**Job:** Starting at the line that contains "What matplotlib code" and stopping at the line that contains "ax.text(xi, m +", copy every line exactly, both ends included, without the pictures.
BEGIN Records supplied
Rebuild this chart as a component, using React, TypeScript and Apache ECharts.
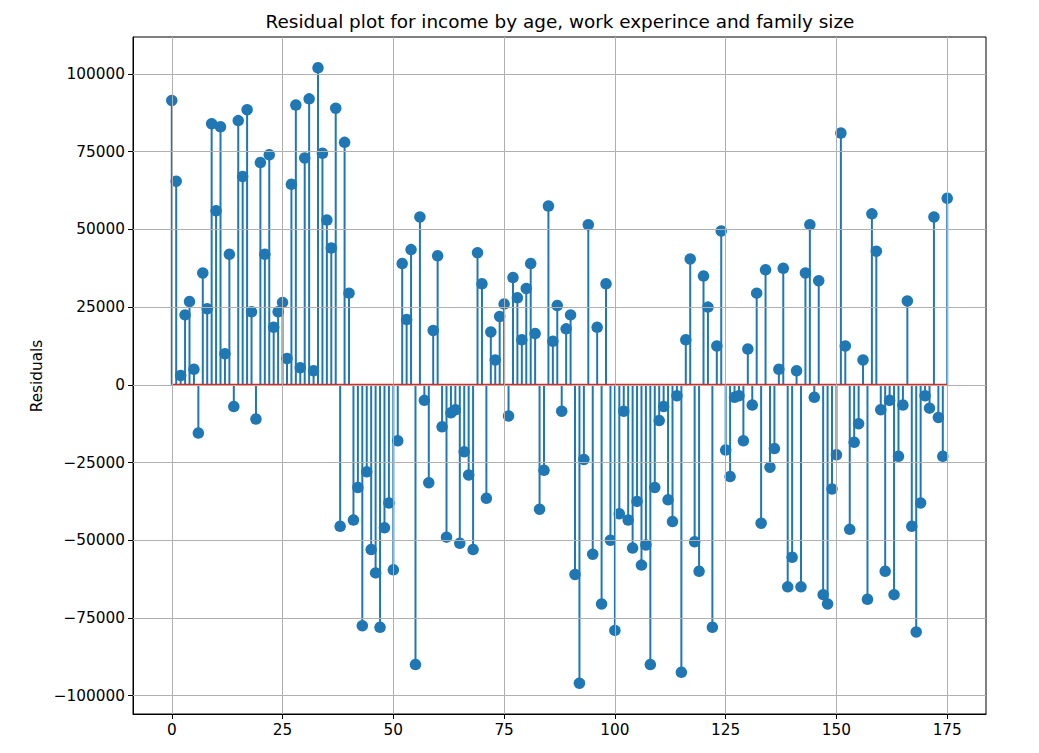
import React, { useEffect, useRef } from "react";
import * as echarts from "echarts";

const residuals: number[] = [
  91500, 65500, 3000, 22500, 26800, 5000, -15500, 36000, 24500, 84000,
  56000, 83000, 10000, 42000, -7000, 85000, 67000, 88500, 23500, -11000,
  71500, 42000, 74000, 18500, 23500, 26500, 8500, 64500, 90000, 5500,
  73000, 92000, 4500, 102000, 74500, 53000, 44000, 89000, -45500, 78000,
  29500, -43500, -33000, -77500, -28000, -53000, -60500, -78000, -46000, -38000,
  -59500, -18000, 39000, 21000, 43500, -90000, 54000, -5000, -31500, 17500,
  41500, -13500, -49000, -9000, -8000, -51000, -21500, -29000, -53000, 42500,
  32500, -36500, 17000, 8000, 22000, 26000, -10000, 34500, 28000, 14500,
  31000, 39000, 16500, -40000, -27500, 57500, 14000, 25500, -8500, 18000,
  22500, -61000, -96000, -24000, 51500, -54500, 18500, -70500, 32500, -50000,
  -79000, -41500, -8500, -43500, -52500, -37500, -58000, -51500, -90000, -33000,
  -11500, -7000, -37000, -44000, -3500, -92500, 14500, 40500, -50500, -60000,
  35000, 25000, -78000, 12500, 49500, -21000, -29500, -4000, -3500, -18000,
  11500, -6500, 29500, -44500, 37000, -26500, -20500, 5000, 37500, -65000,
  -55500, 4500, -65000, 36000, 51500, -4000, 33500, -67500, -70500, -33500,
  -22500, 81000, 12500, -46500, -18500, -12500, 8000, -69000, 55000, 43000,
  -8000, -60000, -5000, -67500, -23000, -6500, 27000, -45500, -79500, -38000,
  -3500, -7500, 54000, -10500, -23000, 60000,
];

const xTicks: number[] = [0, 25, 50, 75, 100, 125, 150, 175];
const yTicks: number[] = [-100000, -75000, -50000, -25000, 0, 25000, 50000, 75000, 100000];

const titleText = "Residual plot for income by age, work experince and family size";
const yLabel = "Residuals";

const STEM = "#1f77b4";
const FONT = "DejaVu Sans";

export default function App() {
  const ref = useRef<HTMLDivElement>(null);
  useEffect(() => {
    if (!ref.current) return;
    const chart = echarts.init(ref.current, null, { renderer: "svg" });
    const points = residuals.map((v, i) => [i, v]);
    const n = residuals.length - 1;
    const xMin = -0.05 * n;
    const xMax = n + 0.05 * n;
    const yMaxV = Math.max(...residuals);
    const yMinV = Math.min(...residuals);
    const yPad = 0.05 * (yMaxV - yMinV);
    const gridStyle = { color: "#b0b0b0", width: 1, type: "solid" as const };
    chart.setOption({
      animation: false,
      backgroundColor: "#ffffff",
      textStyle: { fontFamily: FONT },
      grid: {
        left: 133,
        right: 53,
        top: 37,
        bottom: 39,
        show: true,
        borderColor: "#000000",
        borderWidth: 1,
        backgroundColor: "transparent",
      },
      graphic: [
        {
          type: "text",
          x: 560,
          y: 21,
          style: {
            text: titleText,
            fontFamily: FONT,
            fontSize: 18.4,
            fill: "#000000",
            textAlign: "center",
            textVerticalAlign: "middle",
          },
        },
        {
          type: "text",
          x: 37,
          y: 376,
          rotation: Math.PI / 2,
          style: {
            text: yLabel,
            fontFamily: FONT,
            fontSize: 15.3,
            fill: "#000000",
            textAlign: "center",
            textVerticalAlign: "middle",
          },
        },
      ],
      xAxis: {
        type: "value",
        min: xMin,
        max: xMax,
        axisLine: { show: true, onZero: false, lineStyle: { color: "#000000", width: 1 } },
        axisTick: { show: true, customValues: xTicks, length: 5, lineStyle: { color: "#000000" } },
        axisLabel: {
          show: true,
          customValues: xTicks,
          color: "#000000",
          fontFamily: FONT,
          fontSize: 15.3,
          margin: 8,
          formatter: (v: number) => String(v),
        },
        splitLine: { show: false },
      },
      yAxis: {
        type: "value",
        min: yMinV - yPad,
        max: yMaxV + yPad,
        axisLine: { show: true, onZero: false, lineStyle: { color: "#000000", width: 1 } },
        axisTick: { show: true, customValues: yTicks, length: 5, lineStyle: { color: "#000000" } },
        axisLabel: {
          show: true,
          customValues: yTicks,
          color: "#000000",
          fontFamily: FONT,
          fontSize: 15.3,
          margin: 8,
          formatter: (v: number) => String(v).replace("-", "\u2212"),
        },
        splitLine: { show: false },
      },
      series: [
        {
          type: "line",
          data: [],
          silent: true,
          z: 0,
          markLine: {
            silent: true,
            symbol: ["none", "none"],
            label: { show: false },
            lineStyle: gridStyle,
            data: [
              ...xTicks.map((t) => ({ xAxis: t })),
              ...yTicks.map((t) => ({ yAxis: t })),
            ],
          },
        },
        {
          type: "bar",
          data: points,
          barWidth: 2,
          itemStyle: { color: STEM },
          silent: true,
          z: 2,
        },
        {
          type: "line",
          data: [[0, 0], [n, 0]],
          showSymbol: false,
          symbol: "none",
          lineStyle: { color: "#e8241c", width: 2 },
          silent: true,
          z: 3,
        },
        {
          type: "scatter",
          data: points,
          symbol: "circle",
          symbolSize: 11.5,
          itemStyle: { color: STEM, opacity: 1 },
          silent: true,
          z: 4,
        },
      ],
    });
    return () => chart.dispose();
  }, []);
  return (
    <div
      ref={ref}
      style={{ position: "fixed", left: 0, top: 0, width: 1039, height: 753 }}
    />
  );
}
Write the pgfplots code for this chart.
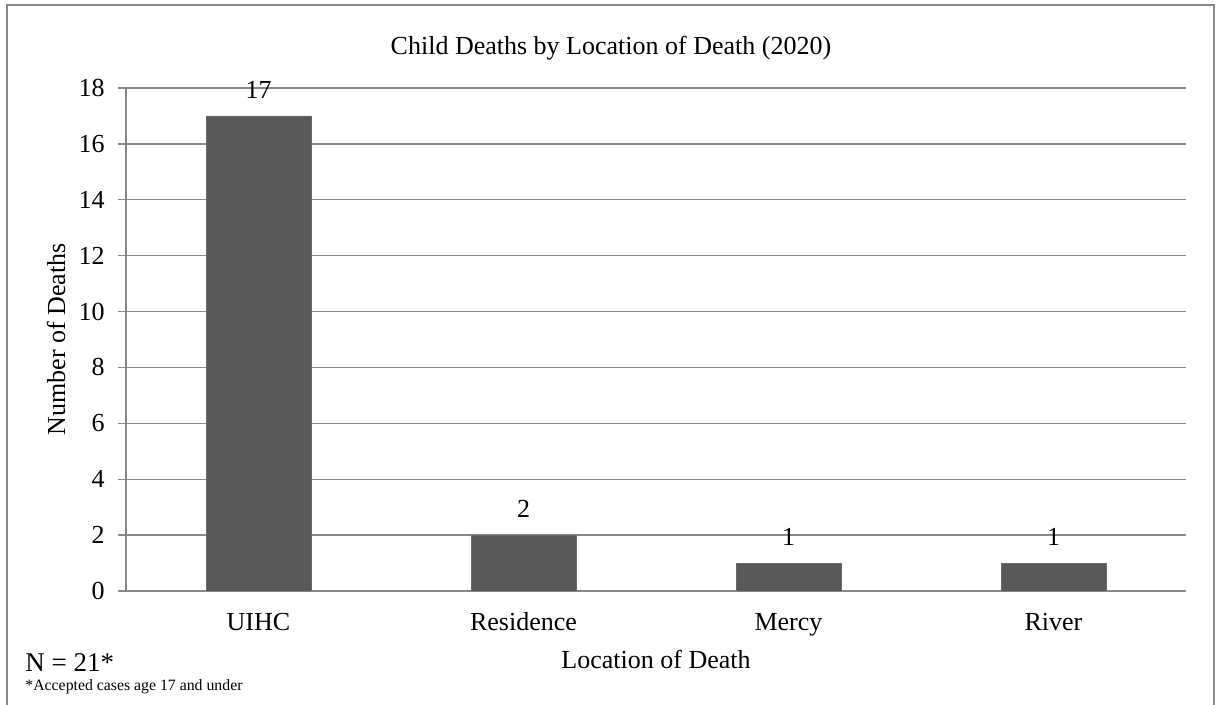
\documentclass[border=0pt]{standalone}
\usepackage{pgfplots}
\pgfplotsset{compat=1.18}
\usepackage{fontspec}
\setmainfont{Liberation Serif}

\definecolor{barfill}{HTML}{595959}
\definecolor{gridgray}{HTML}{878787}

\begin{document}
\fontsize{13}{15}\selectfont
\begin{tikzpicture}
  \useasboundingbox (-63pt,-57pt) rectangle (546pt,295.5pt);
  \draw[gridgray, line width=1.2pt] (-59.5pt,-57pt) -- (-59.5pt,293pt) -- (544pt,293pt) -- (544pt,-57pt);
  \begin{axis}[
    at={(0pt,0pt)}, anchor=south west,
    scale only axis,
    width=530pt, height=251.5pt,
    xmin=-0.5, xmax=3.5,
    ymin=0, ymax=18,
    ytick={0,2,4,6,8,10,12,14,16,18},
    xtick=data,
    xticklabels={UIHC, Residence, Mercy, River},
    /pgf/number format/assume math mode=true,
    axis x line*=bottom,
    axis y line*=left,
    axis line style={gridgray, line width=0.7pt},
    x tick style={draw=none},
    y tick style={gridgray, line width=0.7pt},
    tick align=outside,
    major tick length=4pt,
    ymajorgrids=true,
    grid style={gridgray, line width=0.7pt},
    yticklabel style={anchor=east, inner sep=0pt, xshift=-6.5pt},
    xticklabel style={anchor=base, inner sep=0pt, yshift=-15.5pt},
    title={Child Deaths by Location of Death (2020)},
    title style={at={(0.4575,1.0418)}, anchor=base, yshift=0pt, inner sep=0pt},
    xlabel={Location of Death},
    xlabel style={at={(0.5,-0.155)}, anchor=base, inner sep=0pt},
    ylabel={Number of Deaths},
    ylabel style={at={(-0.066,0.5)}, anchor=center, rotate=0},
    ybar,
    bar width=52.5pt,
    nodes near coords,
    nodes near coords style={anchor=south, inner sep=0pt, yshift=8.7pt, font=\fontsize{13}{15}\selectfont},
  ]
    \addplot[fill=barfill, draw=barfill!90!white, bar shift=0pt] coordinates {
      (0,17) (1,2) (2,1) (3,1)
    };
  \end{axis}
  \node[anchor=base west, inner sep=0pt, font=\fontsize{13.5}{15}\selectfont] at (-50.5pt,-40.5pt) {N = 21*};
  \node[anchor=base west, inner sep=0pt, font=\fontsize{7.9}{9}\selectfont] at (-50.5pt,-49.5pt) {*Accepted cases age 17 and under};
\end{tikzpicture}
\end{document}
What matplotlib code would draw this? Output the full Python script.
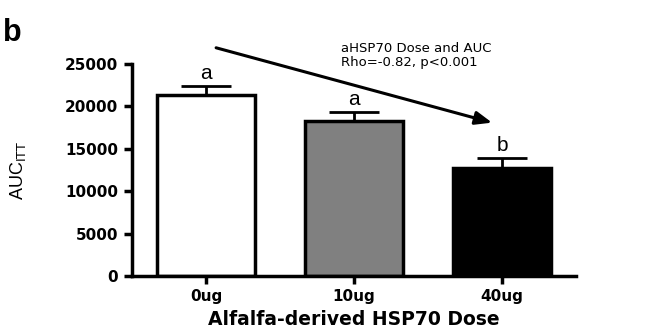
import matplotlib
matplotlib.use("Agg")
import matplotlib.pyplot as plt

categories = ["0ug", "10ug", "40ug"]
means = [21300, 18300, 12700]
errors = [1100, 1050, 1200]
colors = ["white", "#808080", "black"]
letters = ["a", "a", "b"]
yticks = [0, 5000, 10000, 15000, 20000, 25000]

plt.rcParams['font.family'] = ['Liberation Sans', 'DejaVu Sans']

fig = plt.figure(figsize=(6.6, 3.3), dpi=100)
ax = fig.add_axes([0.2, 0.1636, 0.673, 0.6424])

x = list(range(len(categories)))
ax.bar(x, means, width=0.66, color=colors, edgecolor="black", linewidth=2.5, zorder=2)
for xi, m, e in zip(x, means, errors):
    ax.errorbar([xi], [m], yerr=[[0], [e]], fmt="none", ecolor="black",
                elinewidth=2, capsize=18, capthick=2, zorder=3)
for xi, m, e, l in zip(x, means, errors, letters):
    ax.text(xi, m + e + 400, l, ha="center", va="bottom", fontsize=15)

ax.set_xlim(-0.5, 2.5)
ax.set_ylim(0, 25000)
ax.set_yticks(yticks)
ax.set_yticklabels([str(t) for t in yticks], fontweight="bold", fontsize=11,
                   family="DejaVu Sans")
ax.set_xticks(x)
ax.set_xticklabels(categories, fontweight="bold", fontsize=11, family="DejaVu Sans")
for s in ["top", "right"]:
    ax.spines[s].set_visible(False)
for s in ["left", "bottom"]:
    ax.spines[s].set_linewidth(2.5)
ax.tick_params(axis="both", width=2.5, length=6, direction="out")
ax.tick_params(axis="y", pad=4)
ax.tick_params(axis="x", pad=3)
ax.set_xlabel("Alfalfa-derived HSP70 Dose", fontweight="bold", fontsize=13.5,
              family="DejaVu Sans", labelpad=5)
ax.set_ylabel(r"AUC$_{\mathrm{ITT}}$", fontsize=13)
ax.yaxis.set_label_coords(-0.235, 0.5)

ax.annotate("", xy=(1.95, 18000), xytext=(0.05, 27000),
            arrowprops=dict(arrowstyle="-|>,head_length=1.0,head_width=0.4",
                            color="black", lw=2.2),
            annotation_clip=False)
ax.text(0.91, 26050, "aHSP70 Dose and AUC\nRho=-0.82, p<0.001", fontsize=9.5,
        family="DejaVu Sans", fontweight="medium", ha="left", va="center",
        linespacing=1.1)

fig.text(0.005, 0.9, "b", fontsize=22, fontweight="bold", ha="left", va="center")

fig.savefig("out.png", dpi=100)
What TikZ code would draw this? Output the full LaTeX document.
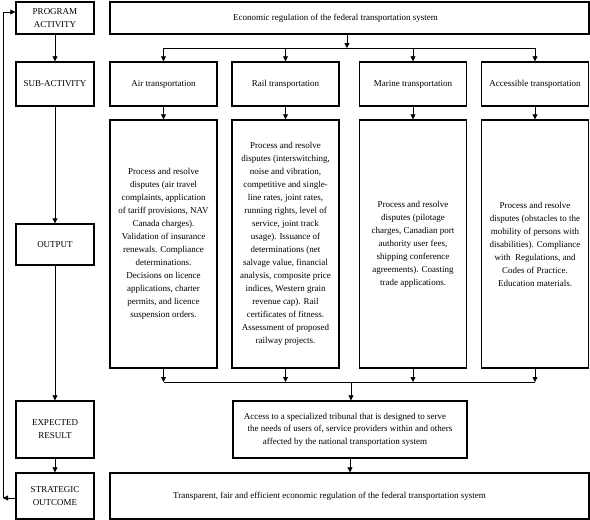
\documentclass[tikz,border=0pt]{standalone}
\usepackage{fontspec}
\setmainfont{Liberation Serif}
\usetikzlibrary{arrows.meta}
\begin{document}
\begin{tikzpicture}[x=1pt,y=-1pt,
  box/.style={draw,line width=1.4pt,inner sep=0pt,align=center,
    font=\fontsize{9}{13}\selectfont},
  lbox/.style={box,minimum width=78pt},
  sbox/.style={box,minimum width=107pt,minimum height=44pt},
  obox/.style={box,minimum width=107pt,minimum height=248pt},
  conn/.style={line width=0.8pt},
  arr/.style={conn,-{Triangle[length=5pt,width=5pt]}}]
\useasboundingbox (0,0) rectangle (590,520);
% left column
\node[lbox,minimum height=32pt] (prog) at (55,18) {PROGRAM\\ACTIVITY};
\node[lbox,minimum height=44pt] (sub) at (55,84) {SUB-ACTIVITY};
\node[lbox,minimum height=41pt] (outp) at (55,244.5) {OUTPUT};
\node[lbox,minimum height=57pt] (exp) at (55,429.5) {EXPECTED\\RESULT};
\node[lbox,minimum height=46pt] (strat) at (55,496) {STRATEGIC\\OUTCOME};
% right content
\node[box,minimum width=479pt,minimum height=32pt] (top) at (349.5,18)
  {\hspace*{-28pt}Economic regulation of the federal transportation system};
\node[sbox] (air) at (163.5,84) {Air transportation};
\node[sbox] (rail) at (285.5,84) {Rail transportation};
\node[sbox] (mar) at (413,84) {Marine transportation};
\node[sbox] (acc) at (535,84) {Accessible transportation};
\node[obox] (oair) at (163.5,244) {Process and resolve\\disputes (air travel\\complaints, application\\of tariff provisions, NAV\\Canada charges).\\Validation of insurance\\renewals. Compliance\\determinations.\\Decisions on licence\\applications, charter\\permits, and licence\\suspension orders.};
\node[obox] (orail) at (285.5,244) {Process and resolve\\disputes (interswitching,\\noise and vibration,\\competitive and single-\\line rates, joint rates,\\running rights, level of\\service, joint track\\usage). Issuance of\\determinations (net\\salvage value, financial\\analysis, composite price\\indices, Western grain\\revenue cap). Rail\\certificates of fitness.\\Assessment of proposed\\railway projects.};
\node[obox] (omar) at (413,244) {Process and resolve\\disputes (pilotage\\charges, Canadian port\\authority user fees,\\shipping conference\\agreements). Coasting\\trade applications.};
\node[obox] (oacc) at (535,244) {Process and resolve\\disputes (obstacles to the\\mobility of persons with\\disabilities). Compliance\\with\ \ Regulations, and\\Codes of Practice.\\Education materials.};
\node[box,minimum width=234pt,minimum height=57pt,
  font=\fontsize{9}{12.5}\selectfont] (res) at (350,429.5)
  {Access to a specialized tribunal that is designed to serve\hspace*{10pt}\\the needs of users of, service providers within and others\hspace*{10pt}\\affected by the national transportation system\hspace*{10pt}};
\node[box,minimum width=479pt,minimum height=46pt] (so) at (349.5,496)
  {\hspace*{-40pt}Transparent, fair and efficient economic regulation of the federal transportation system};
% left column connectors
\draw[arr] (prog) -- (sub);
\draw[arr] (sub) -- (outp);
\draw[arr] (outp) -- (exp);
\draw[arr] (exp) -- (strat);
% feedback loop
\coordinate (fbb) at (3,498);
\coordinate (fbt) at (3,12);
\draw[arr] (strat.west |- fbb) -- (fbb);
\draw[conn] (fbb) -- (fbt);
\draw[arr] (fbt) -- (fbt -| prog.west);
% top split
\coordinate (split) at (347,48);
\draw[arr] (top.south -| split) -- (split);
\draw[conn] (air.north |- split) -- (acc.north |- split);
\foreach \n in {air,rail,mar,acc} \draw[arr] (\n.north |- split) -- (\n.north);
% sub to output
\draw[arr] (air) -- (oair);
\draw[arr] (rail) -- (orail);
\draw[arr] (mar) -- (omar);
\draw[arr] (acc) -- (oacc);
% merge
\coordinate (merge) at (351,382);
\foreach \n in {oair,orail,omar,oacc} \draw[arr] (\n.south) -- (\n.south |- merge);
\draw[conn] (oair.south |- merge) -- (oacc.south |- merge);
\draw[arr] (merge) -- (merge |- res.north);
\draw[arr] (res) -- (res |- so.north);
\end{tikzpicture}
\end{document}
END Records supplied
**Problem solution:**
What matplotlib code would draw this? Output the full Python script.
import matplotlib
matplotlib.use("Agg")
import matplotlib.pyplot as plt

categories = ["0ug", "10ug", "40ug"]
means = [21300, 18300, 12700]
errors = [1100, 1050, 1200]
colors = ["white", "#808080", "black"]
letters = ["a", "a", "b"]
yticks = [0, 5000, 10000, 15000, 20000, 25000]

plt.rcParams['font.family'] = ['Liberation Sans', 'DejaVu Sans']

fig = plt.figure(figsize=(6.6, 3.3), dpi=100)
ax = fig.add_axes([0.2, 0.1636, 0.673, 0.6424])

x = list(range(len(categories)))
ax.bar(x, means, width=0.66, color=colors, edgecolor="black", linewidth=2.5, zorder=2)
for xi, m, e in zip(x, means, errors):
    ax.errorbar([xi], [m], yerr=[[0], [e]], fmt="none", ecolor="black",
                elinewidth=2, capsize=18, capthick=2, zorder=3)
for xi, m, e, l in zip(x, means, errors, letters):
    ax.text(xi, m + e + 400, l, ha="center", va="bottom", fontsize=15)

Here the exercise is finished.